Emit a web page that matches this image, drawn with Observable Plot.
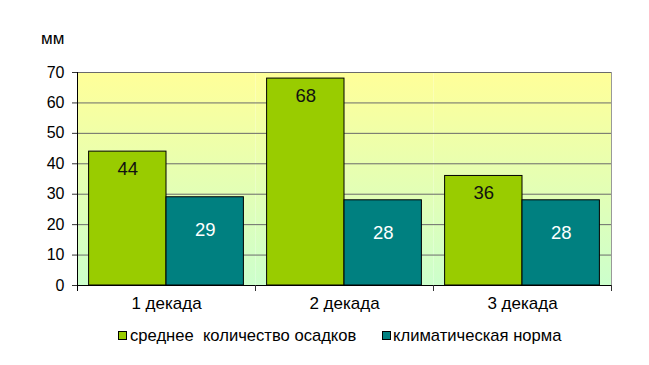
<!DOCTYPE html>
<html>
<head>
<meta charset="utf-8">
<script src="https://cdn.jsdelivr.net/npm/d3@7"></script>
<script src="https://cdn.jsdelivr.net/npm/@observablehq/plot@0.6"></script>
<style>
  html, body { margin: 0; padding: 0; background: #fff; }
  body { font-family: "Liberation Sans", Arial, sans-serif; color: #000; }
  #wrap { position: relative; width: 649px; height: 365px; overflow: hidden; }
  #unit { position: absolute; left: 41px; top: 30px; font-size: 17px; line-height: 17px; }
  .sw { position: absolute; width: 7px; height: 7px; border: 1px solid #000; }
  .lt { position: absolute; font-size: 16.6px; line-height: 17px; white-space: pre; }
</style>
</head>
<body>
<div id="wrap">
  <div id="chart"></div>
  <div id="unit">мм</div>
  <div id="legend"></div>
</div>
<script>
const decades = ["1 декада", "2 декада", "3 декада"];
const seriesNames = ["среднее  количество осадков", "климатическая норма"];
const avgValues = [44, 68, 36];
const normValues = [29, 28, 28];
const seriesColors = ["#99cc00", "#008080"];
const labelColors = ["#111111", "#ffffff"];
const labelOffsets = [17, 33];
const yTicks = [0, 10, 20, 30, 40, 50, 60, 70];

const data = [];
decades.forEach((d, i) => {
  data.push({decade: d, series: seriesNames[0], value: avgValues[i]});
  data.push({decade: d, series: seriesNames[1], value: normValues[i]});
});

const H = 320, MT = 72, MB = 35;
const plotH = H - MT - MB;

const chart = Plot.plot({
  width: 649,
  height: H,
  marginTop: MT,
  marginBottom: MB,
  marginLeft: 77,
  marginRight: 38,
  style: {fontFamily: "Liberation Sans, Arial, sans-serif", color: "#000", background: "transparent"},
  fx: {domain: decades, paddingInner: 0, paddingOuter: 0, round: false},
  x: {domain: seriesNames, paddingInner: 0, paddingOuter: 0.15, round: false, axis: null},
  y: {domain: [0, 70]},
  color: {domain: seriesNames, range: seriesColors},
  marks: [
    Plot.frame({fill: "url(#bgGrad)", stroke: null}),
    Plot.gridY(yTicks, {stroke: "#6a6a6a", strokeOpacity: 1}),
    Plot.barY(data, {fx: "decade", x: "series", y: "value", fill: "series", stroke: "#000", strokeWidth: 1}),
    ...seriesNames.map((s, i) => Plot.text(data.filter(d => d.series === s), {
      fx: "decade", x: "series", y: "value", text: d => String(d.value),
      dy: labelOffsets[i], fontSize: 18.5, fill: labelColors[i]
    })),
    Plot.ruleY([0], {stroke: "#000"}),
    Plot.frame({anchor: "left", facetAnchor: "left", insetBottom: -5, stroke: "#000"}),
    Plot.frame({anchor: "right", facetAnchor: "right", stroke: "#999"}),
    Plot.frame({anchor: "right", insetTop: plotH, insetBottom: -5, stroke: "#333"}),
    Plot.axisY(yTicks, {anchor: "left", tickSize: 5, tickPadding: 8, fontSize: 16, label: null, stroke: "#333"}),
    Plot.axisFx({anchor: "bottom", tickSize: 0, tickPadding: 11, fontSize: 17, label: null})
  ]
});

// background gradient for the plot area
const defs = d3.select(chart).insert("defs", ":first-child");
const g = defs.append("linearGradient").attr("id", "bgGrad")
  .attr("x1", 0).attr("y1", 0).attr("x2", 0).attr("y2", 1);
g.append("stop").attr("offset", "0%").attr("stop-color", "#ffff99");
g.append("stop").attr("offset", "100%").attr("stop-color", "#ccffcc");

document.getElementById("chart").appendChild(chart);

// legend below the chart
const legend = document.getElementById("legend");
const legendPos = [{sx: 118, tx: 130}, {sx: 382, tx: 393}];
seriesNames.forEach((name, i) => {
  const sw = document.createElement("div");
  sw.className = "sw";
  sw.style.left = legendPos[i].sx + "px";
  sw.style.top = "331px";
  sw.style.background = seriesColors[i];
  legend.appendChild(sw);
  const t = document.createElement("div");
  t.className = "lt";
  t.style.left = legendPos[i].tx + "px";
  t.style.top = "327px";
  t.textContent = name;
  legend.appendChild(t);
});
</script>
</body>
</html>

• _Short problem_
Reproduce only the lines from the beginning of the data through the line that contains "const yTicks = [0, 10, 20, 30, 40, 50, 60, 70];", both included, and please drop the pictures.

• _Solution to this exercise_
Emit a web page that matches this image, drawn with Observable Plot.
<!DOCTYPE html>
<html>
<head>
<meta charset="utf-8">
<script src="https://cdn.jsdelivr.net/npm/d3@7"></script>
<script src="https://cdn.jsdelivr.net/npm/@observablehq/plot@0.6"></script>
<style>
  html, body { margin: 0; padding: 0; background: #fff; }
  body { font-family: "Liberation Sans", Arial, sans-serif; color: #000; }
  #wrap { position: relative; width: 649px; height: 365px; overflow: hidden; }
  #unit { position: absolute; left: 41px; top: 30px; font-size: 17px; line-height: 17px; }
  .sw { position: absolute; width: 7px; height: 7px; border: 1px solid #000; }
  .lt { position: absolute; font-size: 16.6px; line-height: 17px; white-space: pre; }
</style>
</head>
<body>
<div id="wrap">
  <div id="chart"></div>
  <div id="unit">мм</div>
  <div id="legend"></div>
</div>
<script>
const decades = ["1 декада", "2 декада", "3 декада"];
const seriesNames = ["среднее  количество осадков", "климатическая норма"];
const avgValues = [44, 68, 36];
const normValues = [29, 28, 28];
const seriesColors = ["#99cc00", "#008080"];
const labelColors = ["#111111", "#ffffff"];
const labelOffsets = [17, 33];
const yTicks = [0, 10, 20, 30, 40, 50, 60, 70];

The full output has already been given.